Religious Sisters of Mercy of Alma, Michigan
- Established: September 1, 1973; 52 years ago
- Founder: Mother Catherine McAuley, RSM
- Headquarters: Motherhouse 1965 Michigan Ave., Alma, Michigan
- Members: 115 (2025)
- Superior General: Mother Mary Christa Nutt, RSM
- Post-nominal initials: RSM
- Affiliations: Roman Catholic
- Website: https://www.almamercy.org/

= Religious Sisters of Mercy of Alma =

Religious institute

The Religious Sisters of Mercy of Alma, Michigan is a religious institute of pontifical right, dedicated to the spiritual and corporal works of mercy. It was established in 1973, in response to the renewal called for in the Second Vatican Council. The Institute's Motherhouse is located in Alma, Michigan. It recognizes the Venerable Catherine McAuley as its original foundress.

==History==
In 1966, four Sisters of Mercy, of the faculty of the Mercy College in Detroit, studied Mercy Spirituality and identified ten constituent elements. In 1970, seven Sisters of Mercy formed an experimental community in Grand Rapids, Michigan, implementing these elements. On September 1, 1973, the group became a distinct Institute of Pontifical Right.

==Description==
The Sisters profess the vows of poverty, chastity, and obedience, as well as a fourth vow of service. They work predominantly in the apostolates of education and health care. In 2015, the community numbered about 100 members and had houses in several US states, as well as Germany, Australia and Italy.

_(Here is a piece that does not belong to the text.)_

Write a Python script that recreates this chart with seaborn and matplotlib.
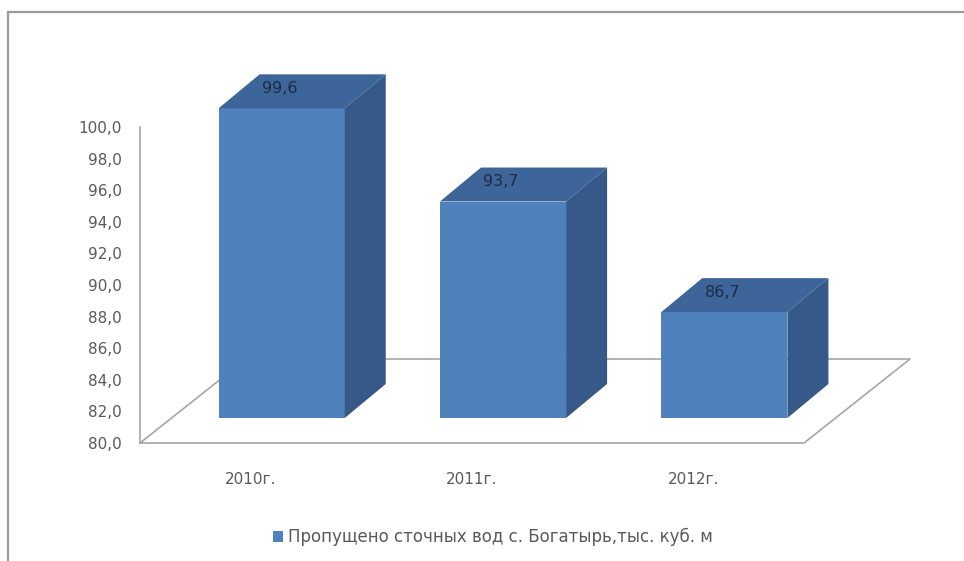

Sacred Heart Mercy Health Care Center (SHMHCC) is a non-profit Michigan corporation, founded by the Religious Sisters of Mercy of Alma, Michigan.

Sister Mary Prudence Allen R.S.M. was among the 40 theologians and philosophers Pope Francis named to the International Theological Commission on Sept. 23, 2014. She is one of five women, and two Americans, named to the commission that was set up in 1969, to advise the pope and Vatican on doctrinal issues.